Bolometric IR photoresponse based on a 3D micro-nano integrated CNT architecture.

Abstract

A new 3D micro-nano integrated M-shaped carbon nanotube (CNT) architecture was designed and fabricated. It is based on vertically aligned carbon nanotube arrays composed of low-density, mainly double-walled CNTs with simple lateral external contacts to the surroundings. Standard optical lithography techniques were used to locally tailor the width of the vertical block structure. The complete sensor system, based on a broadband blackbody absorber region and a high-resistance thermistor region, can be fabricated in a single chemical vapor deposition process step. The thermistor resistance is mainly determined by the high junction resistances of the adjacent aligned CNTs. This configuration also provides low lateral thermal conductivity and a high temperature coefficient of resistance (TCR). These properties are advantageous for new bolometric sensors with high voltage responsivity and broadband absorption from the infrared (IR) to the terahertz spectrum. Preliminary performance evaluations have shown current and voltage responsivities of 2 mA/W and 30 V/W, respectively, in response to IR (980 nm) absorption for a 20 × 20 μm² device. The device exhibits an exceptionally fast response time of ≈0.15 ms, coupled with a TCR of -0.91 %/K. These attributes underscore its high operating speed and responsivity, respectively.
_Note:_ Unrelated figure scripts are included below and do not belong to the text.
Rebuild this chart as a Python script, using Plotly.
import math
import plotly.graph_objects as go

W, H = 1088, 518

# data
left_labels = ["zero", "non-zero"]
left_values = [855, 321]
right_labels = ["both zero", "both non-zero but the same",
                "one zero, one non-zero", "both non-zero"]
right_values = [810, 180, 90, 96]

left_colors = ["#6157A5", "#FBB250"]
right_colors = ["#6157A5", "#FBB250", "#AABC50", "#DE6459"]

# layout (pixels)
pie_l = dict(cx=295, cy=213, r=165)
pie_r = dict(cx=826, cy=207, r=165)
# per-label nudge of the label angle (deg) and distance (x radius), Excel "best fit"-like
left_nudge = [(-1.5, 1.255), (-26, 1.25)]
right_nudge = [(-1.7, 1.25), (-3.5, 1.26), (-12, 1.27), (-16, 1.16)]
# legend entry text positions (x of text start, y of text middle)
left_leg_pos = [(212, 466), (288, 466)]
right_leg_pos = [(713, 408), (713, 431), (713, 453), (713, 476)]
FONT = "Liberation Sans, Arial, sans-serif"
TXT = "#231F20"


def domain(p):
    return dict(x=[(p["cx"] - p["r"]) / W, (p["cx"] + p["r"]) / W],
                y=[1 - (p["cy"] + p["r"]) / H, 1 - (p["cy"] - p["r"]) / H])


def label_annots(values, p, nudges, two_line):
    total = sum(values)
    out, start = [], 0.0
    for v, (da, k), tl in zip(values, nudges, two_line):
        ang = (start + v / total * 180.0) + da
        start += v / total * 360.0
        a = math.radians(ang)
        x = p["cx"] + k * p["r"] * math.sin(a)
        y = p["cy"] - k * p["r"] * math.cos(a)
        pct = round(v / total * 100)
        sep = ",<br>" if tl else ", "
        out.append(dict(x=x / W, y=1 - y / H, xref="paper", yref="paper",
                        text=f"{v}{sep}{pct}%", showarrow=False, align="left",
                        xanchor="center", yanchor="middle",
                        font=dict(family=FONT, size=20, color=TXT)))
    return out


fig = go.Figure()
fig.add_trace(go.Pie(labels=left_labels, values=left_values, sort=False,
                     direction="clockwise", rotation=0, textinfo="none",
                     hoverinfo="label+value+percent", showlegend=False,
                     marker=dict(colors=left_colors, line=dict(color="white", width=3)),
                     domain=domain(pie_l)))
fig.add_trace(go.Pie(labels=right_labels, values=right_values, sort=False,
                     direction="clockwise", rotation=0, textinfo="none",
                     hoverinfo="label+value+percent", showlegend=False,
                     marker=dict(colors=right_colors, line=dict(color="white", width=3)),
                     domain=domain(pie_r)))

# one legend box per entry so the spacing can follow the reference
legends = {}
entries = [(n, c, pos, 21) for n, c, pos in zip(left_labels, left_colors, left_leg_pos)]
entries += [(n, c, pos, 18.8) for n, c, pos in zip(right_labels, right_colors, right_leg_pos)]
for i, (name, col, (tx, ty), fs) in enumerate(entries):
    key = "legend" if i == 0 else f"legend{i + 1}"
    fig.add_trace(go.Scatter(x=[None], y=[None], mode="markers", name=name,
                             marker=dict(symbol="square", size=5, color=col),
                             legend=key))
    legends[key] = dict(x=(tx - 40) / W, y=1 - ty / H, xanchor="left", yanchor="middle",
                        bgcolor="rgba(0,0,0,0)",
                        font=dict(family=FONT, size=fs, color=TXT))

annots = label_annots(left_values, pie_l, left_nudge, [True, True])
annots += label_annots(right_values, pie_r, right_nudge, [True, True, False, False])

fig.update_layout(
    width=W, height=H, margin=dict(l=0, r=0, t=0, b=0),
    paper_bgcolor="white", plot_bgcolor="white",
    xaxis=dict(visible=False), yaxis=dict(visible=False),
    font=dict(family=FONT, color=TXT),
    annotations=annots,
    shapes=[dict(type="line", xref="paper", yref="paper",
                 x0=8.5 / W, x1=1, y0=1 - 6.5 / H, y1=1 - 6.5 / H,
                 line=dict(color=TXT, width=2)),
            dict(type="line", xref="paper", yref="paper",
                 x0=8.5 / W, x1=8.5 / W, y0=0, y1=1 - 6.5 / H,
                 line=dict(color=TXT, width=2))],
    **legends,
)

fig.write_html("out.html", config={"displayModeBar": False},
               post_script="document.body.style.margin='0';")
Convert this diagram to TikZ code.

In particular, the device maintains excellent thermal stability and reliable operation at elevated temperatures in excess of 200 °C, extending its potential utility in challenging environmental conditions. This design allows for further device miniaturization using optical lithography techniques. Its unique properties for mass production through large-scale integration techniques make it important for real-time broadband imaging systems.